経営者であれば会社を潰さないように経営していくために、とても参考になる本です。
では、私たち、サラリーマンはこの本から何を学べば良いのでしょうか?
会社が傾いたら転職をすればよいのさ、そう思っている方は突如訪れる会社崩壊への備えはできているでしょうか?
そもそも、その崩壊のシグナルはどこから察知すればよいのでしょうか?
そう思っている方に、私の実体験を交えて解説していきます。
得意先から逃れられずに衰退
お客様が求めることに対して、
「真っ当に技術開発をしている企業こそイノベーションのジレンマに陥るのである
そう警鐘を鳴らすのがこの本で述べられていることです。
求められる市場要求に応えるべく技術開発をして商品化を成功させる。
そして、売り上げが上昇し、得られた利益を投資に回してさらなるイノベーションを繰り返す。
再びお客様が喜ぶ、という好循環は、どのビジネス書にも書かれている、どこも間違っていないストーリーと思われるのではないでしょうか。
好循環のストーリーにはまればはまるほどジレンマに陥る、そういった内容の書籍になります。
できるときに投資 その時の注意点
企業は儲けた利益を未来のための投資に回します。
利益が出たのに投資をせずにいる企業は論外、利益が出ない企業は、まずは利益が出るように工夫しましょう、ということなのですが、利益が出て、将来のために投資をしている企業は何を気を付ければよいのでしょうか?

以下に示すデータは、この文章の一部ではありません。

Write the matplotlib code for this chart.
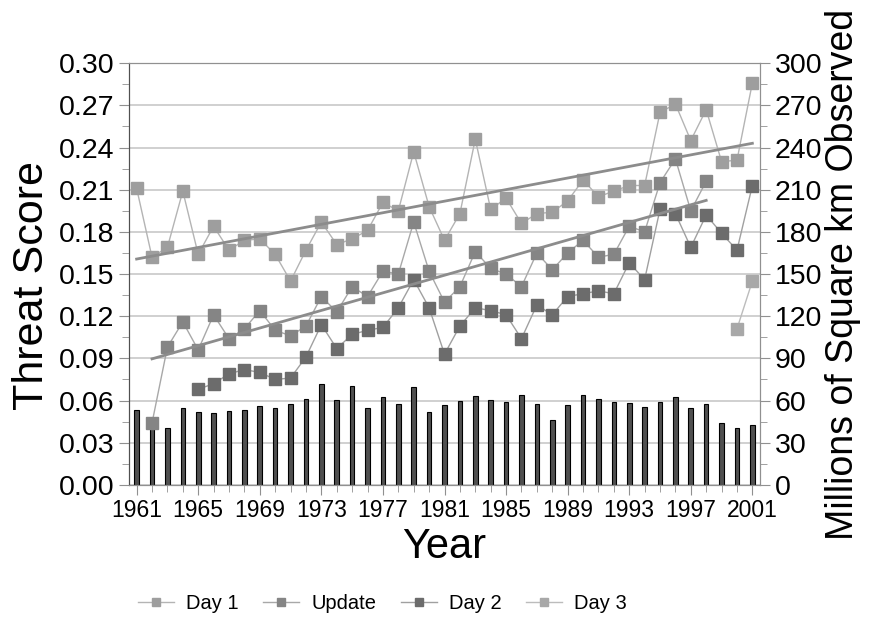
import matplotlib.pyplot as plt
import numpy as np
from matplotlib.ticker import MultipleLocator

plt.rcParams['font.family'] = ['Liberation Sans', 'DejaVu Sans']

# Data
years = np.arange(1961, 2002)

day1 = [0.211, 0.162, 0.169, 0.209, 0.164, 0.184, 0.167, 0.174, 0.175, 0.164,
        0.145, 0.167, 0.187, 0.171, 0.175, 0.181, 0.201, 0.195, 0.237, 0.198,
        0.174, 0.193, 0.246, 0.196, 0.204, 0.186, 0.193, 0.194, 0.202, 0.217,
        0.205, 0.209, 0.213, 0.213, 0.265, 0.271, 0.245, 0.267, 0.230, 0.231,
        0.286]

update_years = np.arange(1962, 1999)
update = [0.044, 0.098, 0.116, 0.096, 0.121, 0.104, 0.111, 0.124, 0.110, 0.106,
          0.113, 0.134, 0.123, 0.141, 0.134, 0.152, 0.150, 0.187, 0.152, 0.130,
          0.141, 0.166, 0.154, 0.150, 0.141, 0.165, 0.153, 0.165, 0.174, 0.162,
          0.164, 0.184, 0.180, 0.215, 0.232, 0.195, 0.216]

day2_years = np.arange(1965, 2002)
day2 = [0.068, 0.072, 0.079, 0.082, 0.080, 0.075, 0.076, 0.091, 0.114, 0.097,
        0.107, 0.110, 0.112, 0.126, 0.146, 0.126, 0.093, 0.113, 0.126, 0.124,
        0.121, 0.104, 0.128, 0.121, 0.134, 0.136, 0.138, 0.136, 0.158, 0.146,
        0.196, 0.193, 0.169, 0.192, 0.179, 0.167, 0.213]

day3_years = [2000, 2001]
day3 = [0.111, 0.145]

# millions of square km observed
area = [53.3, 47.4, 40.7, 54.7, 51.9, 51.2, 52.6, 53.3, 56.2, 54.7,
        57.6, 60.9, 71.6, 60.4, 70.4, 54.7, 62.6, 57.8, 69.7, 51.9,
        57.1, 59.7, 63.3, 60.4, 59.0, 64.0, 57.8, 46.2, 56.9, 63.8,
        60.9, 59.0, 58.1, 55.5, 59.0, 62.3, 54.7, 57.6, 44.1, 40.5,
        42.7]

fig = plt.figure(figsize=(8.75, 6.2), dpi=100)
ax2 = fig.add_axes([0.147, 0.218, 0.722, 0.680])
ax = ax2.twinx()
ax.yaxis.tick_left()
ax.yaxis.set_label_position('left')
ax2.yaxis.tick_right()
ax2.yaxis.set_label_position('right')

# bars and grid on the back axes
ax2.bar(years, area, width=0.3, color='#505050', edgecolor='black', linewidth=0.8, zorder=2)
ax2.set_ylim(0, 300)
ax2.yaxis.set_major_locator(MultipleLocator(30))
ax2.yaxis.set_minor_locator(MultipleLocator(15))
ax2.grid(axis='y', color='#c8c8c8', linewidth=1.2, zorder=0)
ax2.set_axisbelow(True)
ax2.set_ylabel('Millions of Square km Observed', fontsize=27)
ax2.yaxis.set_label_coords(1.103, 0.5)

# series
ax.plot(years, day1, color='#b4b4b4', lw=1, marker='s', ms=8,
        mfc='#9e9e9e', mec='#9e9e9e', label='Day 1', zorder=3)
ax.plot(update_years, update, color='#a8a8a8', lw=1, marker='s', ms=8,
        mfc='#858585', mec='#858585', label='Update', zorder=3)
ax.plot(day2_years, day2, color='#a0a0a0', lw=1, marker='s', ms=8,
        mfc='#6c6c6c', mec='#6c6c6c', label='Day 2', zorder=3)
ax.plot(day3_years, day3, color='#bcbcbc', lw=1, marker='s', ms=8,
        mfc='#a8a8a8', mec='#a8a8a8', label='Day 3', zorder=3)

# linear trend lines
p1 = np.polyfit(years, day1, 1)
ax.plot(years, np.polyval(p1, years), color='#8c8c8c', lw=2, zorder=4)
pu = np.polyfit(update_years, update, 1)
ax.plot(update_years, np.polyval(pu, update_years), color='#8c8c8c', lw=2, zorder=4)

ax.set_ylim(0, 0.30)
ax.yaxis.set_major_locator(MultipleLocator(0.03))
ax.yaxis.set_minor_locator(MultipleLocator(0.015))
ax.yaxis.set_major_formatter(plt.FormatStrFormatter('%.2f'))
ax.set_ylabel('Threat Score', fontsize=31)
ax.yaxis.set_label_coords(-0.121, 0.474)

ax2.set_xlim(1960.48, 2001.52)
ax2.set_xticks(np.arange(1961, 2002, 4))
ax2.xaxis.set_minor_locator(MultipleLocator(1))
ax2.set_xlabel('Year', fontsize=30)
ax2.xaxis.set_label_coords(0.5, -0.1)

for a in (ax, ax2):
    a.tick_params(which='both', colors='#909090', labelcolor='black', labelsize=20.5)
    a.tick_params(which='major', length=7)
    a.tick_params(which='minor', length=5)
    for s in a.spines.values():
        s.set_color('#909090')
    a.spines['left'].set_color('#505050')
ax2.tick_params(axis='x', labelsize=16.5, pad=3)

handles, labels = ax.get_legend_handles_labels()
fig.legend(handles[:4], labels[:4], loc='center', bbox_to_anchor=(0.437, 0.026),
           ncol=4, frameon=False, fontsize=14.5, handlelength=1.8, columnspacing=1.2,
           handletextpad=0.6, markerscale=0.75)

plt.savefig('out.png', dpi=100)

それは、儲かっているからと言って油断をするな、今の事業はいつつぶれるか分からない、という危機感を経営者だけでなく従業員も気にしましょう、ということです。
「そんなの分かっている」「常に商品開発・改良を考えているよ」という声も聞こえてきますが、本当に胡坐をかいていることはないでしょうか?
売上は大切ですから、今売れている商品はなかなか手放せないものです。例えば、自動車に関しても、エンジンから電気にシフトしていますが、今なおエンジン関係の部品やメンテナンスを生業にしている人は少なくありません。
いつ、パタッと注文が入ってこなくなるか分からな状態であるのに、中小企業であれば、人手が足りないために、売り上げが上がっているうちは対策ができないのも事実です。
油断するなという気持ちの問題をクリアにできたら、とにかく新規事業のために時間を費やすことです。
一日一時間、一週間に一日だけ、というように決まりを設けて、今の事業がなくなったら何で売り上げを立てるかを従業員自ら考える癖をつけるのも一つの手です。
ゲリラ部隊を活かせるか
大手企業であれば、新規事業のために組織を形成することも少なくありません。
私も大手で働いていた晩年は新規事業立上げを任された組織にいました。いわゆるゲリラ部隊です。
ゲリラ部隊である以上は、社内のルールや秩序をある程度無視して、市場の声に耳を傾けて新たな価値を創造する組織となります。
ここで足かせとなるのが、身内です。社内の既存商品を担当している仲間からうらやましがられたり、時には「自分たちばかり好き勝手なことばかりやってふざけるな」と罵声を浴びせられることもあります。
新しいことをやる、社外の声に耳を傾ける、こういったことをすると社内摩擦が少なからず生じるものです。
この社内摩擦が生まれにくい風土の文化を持った企業が永く存続し続けると考えています。
私は社内摩擦に心折れた部類の人間です。全ての人が私のように弱い人間ではないでしょうけれども、少なからずとも社内摩擦が心地よいという人は多くはないはずです。
ゲリラ部隊を活かせる社風であるか、これがイノベーションのジレンマに陥らない企業となっていくでしょう。
会社のために、その前に自分のために
経営者だけでなく、個人も会社の事業を考えて行動すべきと主張してきました。
会社に貢献できるように個人の能力を発揮する、という姿勢がないと会社の事業のことまで考えるのは難しいかもしれません。
しかし、これは会社のために滅私奉公するべきと言っているわけではありません。
まずは、個人の幸せを十分に理解してから働くことに結び付けるべきと考えています。自分の人生をどうするのか、そのレールを敷くことが第一、そのレールの上をどんなマシンでどのようなスピードで走るかを選択するイメージです。
長らく、終身雇用、年功序列で生きてきた日本人んにとって、乗り物に乗ってしまって、レールは会社が敷いてくれるもの、という意識が強くなってしまっていると感じています。
いったん、大手企業の安定という乗物から降りて、一からレールを敷きなおすことを人生をかけて実験している身です。
この姿勢が正しかったかどうか、それはこれから先の実験結果が物語ってくれます。ハッピーエンドにならなくとも、面白いストーリーとなるように頑張っていきたいと思う今日この頃です。